The three women in the case for example may indeed choose not to commit to the situation, but they decided otherwise because they experience a shared fate and have motives not to abandon or hurt their mother or nieces. The aunt shows how complex it can be to deal with different moral expectations, on the one hand she has the choice not to interfere with the situation and pursue self-interest but on the other hand she has feelings of generosity and a certain feeling of obligation towards her nieces to support them. The latter appears to be of more importance for the aunt than pursuing her self-interest and invest time in her own life only. Through discussing the case we identified feelings of self-interest, solidarity and calculation, generosity and obligatory giving, intimacy and aloofness. They seem to form a complex whole and exemplify the feelings and ambivalences that persons can encounter when caring for a relative in need.

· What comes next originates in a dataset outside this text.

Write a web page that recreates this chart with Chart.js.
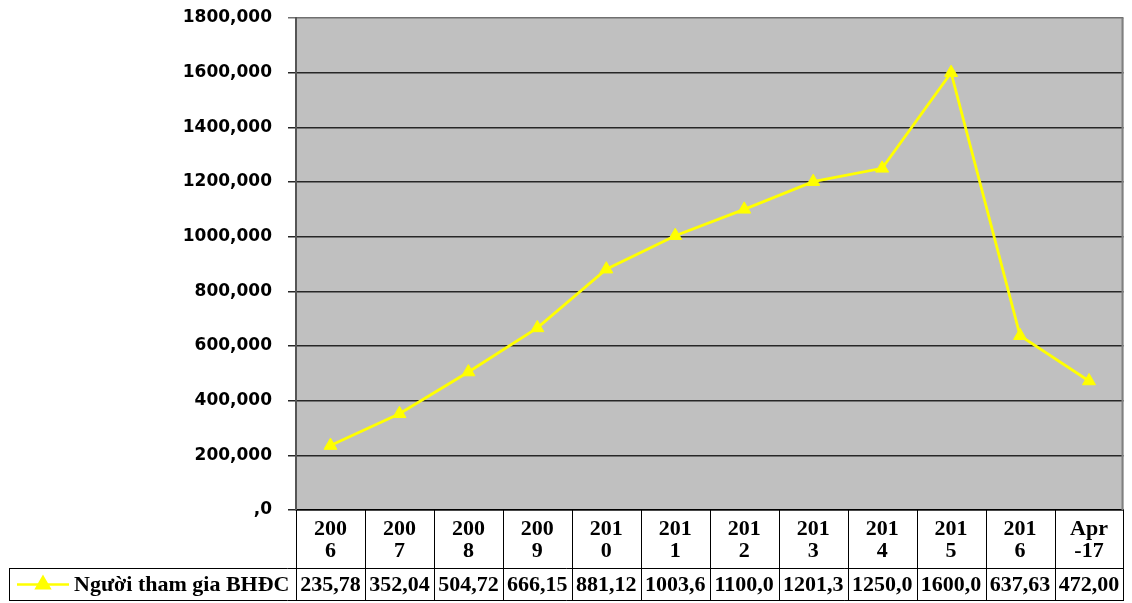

The concept of personal communities makes insightful who are involved in a problematic situation, as described in the case. When a reservoir of social resources becomes visible, opportunities to widen the circle and strengthen relationships, with the help of a FGC, arise. Further research into the use of concepts like ‘personal communities’ and describing the different social networks involved and the motives and ambivalences they experience is necessary to comprehend what occurs in informal care against a meritocratic and neoliberal background.

Awareness for the moral ambivalences of persons who have both solidary aspirations and the desire to pursue their own life goals, provides opportunities for family, friends and professionals to consider how they want to shape their involvement and commitment. A positive tension between given and chosen relationships reveals itself. Both are of value, on the one hand we have our given relations with whom we share a fate but the choice to engage in meaningful relationships with others is also present. Despite the neoliberal and meritocratic culture people are relational beings and they need each other to form and give expression to relational autonomy. Muehlebach [32] argues that relations with others are not always based on reciprocity but can also be based on an a form of ‘charitas’ this means caring out of love or charity.

The social network in the example of the case, is small and worn out. The protective features of the network could be expanded through restoring relationships and widening the circle with volunteers or peers. Doing so this relational autonomy can be formed again. Moreover it may lead to a more balanced distribution of care and support and gives a hopeful perspective for those involved. The majority of psychiatric patients however experience social isolation or have difficulties to fuel the process of reciprocity, especially in those situations it seems necessary to widen the circle and alleviate the burden for the few persons that are involved and to strengthen those relationships. FGCs can be useful when persons need support or facilitation in restoring relationships or widening the circle by facilitating this process. Sandel [39] argues altruism needs to be evoked and practised, this requires changes in long term care structures and policies in the mental health arena. This also invokes a change from professionals in mental health care, policy makers and communities themselves. Further research into conditions for informal care and the role of communities and professionals herein is needed.

Am I my brother’s keeper? Individualisation and detraditionalization are transforming the way people respond to this call. The work of Muehlebach and the case example show, however, that there is hope for expanding social networks into a wider network of care, despite the time pressure of today’s life projects in a neoliberal context and holds a promise to widen the circle for those in need of support.